A text diff checker compares two pieces of text and highlights the differences line by line. It's one of the most-used tools in software engineering — baked into Git, VS Code, GitHub PRs, code review tools, document editors, and content management systems. This diff tool runs entirely in your browser, supports any text input (code, prose, JSON, logs, configs), and shows you exactly which lines were added, removed, or unchanged between the two versions.
How the Diff Algorithm Works
This tool implements a simple line-by-line comparison: each input is split on newlines, then corresponding lines are compared by string equality. Lines present only in the original are marked with - (deletion); lines present only in the modified version are marked with + (insertion); unchanged lines are prefixed with two spaces.
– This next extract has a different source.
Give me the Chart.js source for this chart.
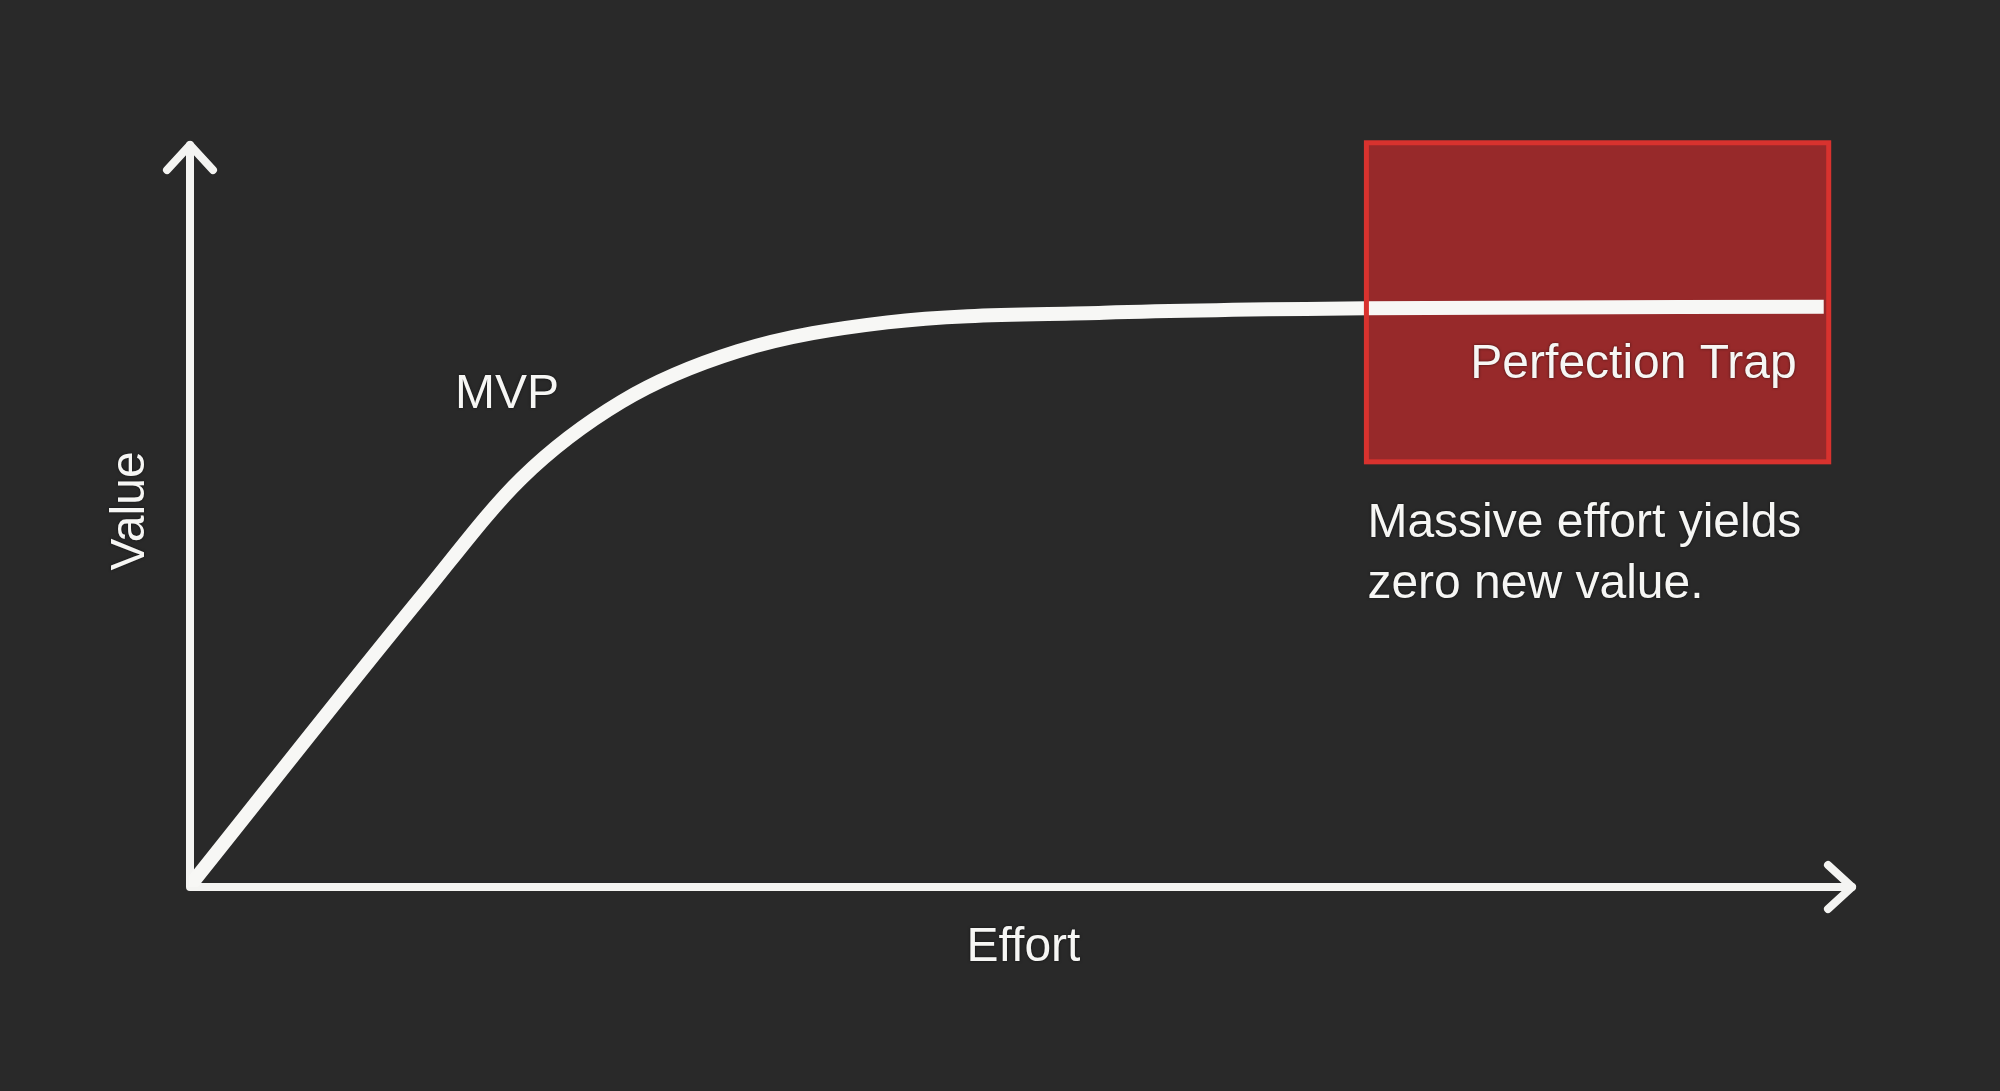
<!DOCTYPE html>
<html>
<head>
<meta charset="utf-8">
<script src="https://cdn.jsdelivr.net/npm/chart.js@4.4.0/dist/chart.umd.min.js"></script>
<style>
  html, body { margin: 0; padding: 0; background: #292929; }
  #wrap { width: 2000px; height: 1091px; position: relative; }
</style>
</head>
<body>
<div id="wrap"><canvas id="curve"></canvas></div>
<script>
// effort (x) and value (y), both on a 0-100 scale
var effort = [0, 14, 20, 26, 33, 42, 55, 70.8, 98.3];
var value  = [0, 39.2, 55.1, 65.4, 72.2, 76.1, 77.4, 78.0, 78.2];

var axisTitles = ["Effort", "Value"];
var mvpLabel = ["MVP", 16.0, 64.5];          // text, effort, value
var trapLabel = "Perfection Trap";
var trapNote = ["Massive effort yields", "zero new value."];
var trapZone = { x0: 70.8, x1: 98.6, y0: 57.3, y1: 100.3 };

var font = '"Liberation Sans", Arial, sans-serif';

var points = [];
for (var i = 0; i < effort.length; i++) {
  points.push({ x: effort[i], y: value[i] });
}

function arrow(ctx, tx, ty, ax, ay, bx, by) {
  ctx.beginPath();
  ctx.moveTo(ax, ay);
  ctx.lineTo(tx, ty);
  ctx.lineTo(bx, by);
  ctx.stroke();
}

var sketch = {
  id: 'sketch',
  beforeDatasetsDraw: function (chart) {
    var ctx = chart.ctx, xs = chart.scales.x, ys = chart.scales.y;
    var x0 = xs.getPixelForValue(0), x1 = xs.getPixelForValue(100);
    var y0 = ys.getPixelForValue(0), y1 = ys.getPixelForValue(100);

    // red zone fill
    var bl = xs.getPixelForValue(trapZone.x0), br = xs.getPixelForValue(trapZone.x1);
    var bt = ys.getPixelForValue(trapZone.y1), bb = ys.getPixelForValue(trapZone.y0);
    ctx.save();
    ctx.fillStyle = '#97292a';
    ctx.fillRect(bl, bt, br - bl, bb - bt);

    // axes with arrow heads
    ctx.strokeStyle = '#f4f4f2';
    ctx.lineWidth = 8;
    ctx.lineCap = 'round';
    ctx.lineJoin = 'round';
    ctx.beginPath();
    ctx.moveTo(x0 + 1, y1);
    ctx.lineTo(x0 + 1, y0);
    ctx.lineTo(x1, y0);
    ctx.stroke();
    arrow(ctx, x0 + 1, y1, x0 - 22, y1 + 25, x0 + 24, y1 + 25);
    arrow(ctx, x1, y0, x1 - 24, y0 - 22, x1 - 24, y0 + 22);
    ctx.restore();
  },
  afterDatasetsDraw: function (chart) {
    var ctx = chart.ctx, xs = chart.scales.x, ys = chart.scales.y;
    var bl = xs.getPixelForValue(trapZone.x0), br = xs.getPixelForValue(trapZone.x1);
    var bt = ys.getPixelForValue(trapZone.y1), bb = ys.getPixelForValue(trapZone.y0);

    ctx.save();
    ctx.strokeStyle = '#d8322e';
    ctx.lineWidth = 5;
    ctx.strokeRect(bl, bt, br - bl, bb - bt);

    ctx.fillStyle = '#f6f6f4';
    ctx.shadowColor = 'rgba(0,0,0,0.6)';
    ctx.shadowBlur = 3;
    ctx.font = '48px ' + font;
    ctx.textBaseline = 'alphabetic';

    // axis titles
    ctx.textAlign = 'center';
    ctx.fillText(axisTitles[0], (xs.left + xs.right) / 2 + 3, ys.bottom + 74);
    ctx.save();
    ctx.translate(xs.left - 45, (ys.top + ys.bottom) / 2 - 5);
    ctx.rotate(-Math.PI / 2);
    ctx.fillText(axisTitles[1], 0, 0);
    ctx.restore();

    // MVP label
    ctx.textAlign = 'left';
    ctx.fillText(mvpLabel[0], xs.getPixelForValue(mvpLabel[1]), ys.getPixelForValue(mvpLabel[2]));

    // zone label and note
    ctx.textAlign = 'right';
    ctx.fillText(trapLabel, br - 32, bt + 235);
    ctx.textAlign = 'left';
    ctx.fillText(trapNote[0], bl + 1, bb + 75);
    ctx.fillText(trapNote[1], bl + 1, bb + 136);
    ctx.restore();
  }
};

new Chart(document.getElementById("curve"), {
  type: 'line',
  data: {
    datasets: [
      {
        label: "Value",
        data: points,
        borderColor: "#f7f7f5",
        borderWidth: 14,
        borderCapStyle: 'butt',
        borderJoinStyle: 'round',
        cubicInterpolationMode: 'monotone',
        pointRadius: 0,
        fill: false
      }
    ]
  },
  options: {
    responsive: true,
    maintainAspectRatio: false,
    animation: false,
    layout: { padding: { left: 189, right: 148, top: 145, bottom: 204 } },
    scales: {
      x: { type: 'linear', min: 0, max: 100, display: false },
      y: { type: 'linear', min: 0, max: 100, display: false }
    },
    plugins: {
      legend: { display: false },
      tooltip: { enabled: false },
      title: { display: false }
    }
  },
  plugins: [sketch]
});
</script>
</body>
</html>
For more sophisticated needs (longest common subsequence, character-level diffs, syntax-aware diffs), use dedicated tools like git diff, diff -u, delta, or difftastic.
When to Use a Text Diff
- Quick code comparison — pasting two snippets to see what changed.
- Config drift — comparing prod vs. staging config files.
- Log diffing — finding what's different between a working and a failing run.
- JSON / YAML comparison — format both with our JSON formatter first, then diff.
- Document revisions — spotting changes between two versions of a contract, blog post, or spec.
- Migration verification — before / after data dumps to confirm a migration did what you expected.
Diffing in Code
// Simple line-by-line diff in JavaScript
function diff(a, b) {
const linesA = a.split('\n'), linesB = b.split('\n');
const out = [];
const len = Math.max(linesA.length, linesB.length);
for (let i = 0; i < len; i++) {
if (linesA[i] === linesB[i]) out.push(' ' + linesA[i]);
else {
if (linesA[i] !== undefined) out.push('- ' + linesA[i]);
if (linesB[i] !== undefined) out.push('+ ' + linesB[i]);
}
}
return out.join('\n');
}
// CLI alternatives
diff -u old.txt new.txt // unified diff
git diff --no-index a.txt b.txt // git's diff on unversioned files
Line Diff vs. Character Diff vs. Semantic Diff
Line-based diffs (this tool, diff, git diff) are fast and work for any text but miss subtle changes inside a line. Character-based / word-based diffs (git diff --word-diff, wdiff) highlight specific words that changed within a line — better for prose. Semantic / syntax-aware diffs (difftastic, diffsitter) parse the input as code and diff the AST — a reformatting that changes whitespace but not behavior shows as zero diffs, which is a huge win for code review. For JSON specifically, format both sides identically first (use our JSON formatter), then a line diff becomes a useful structural diff.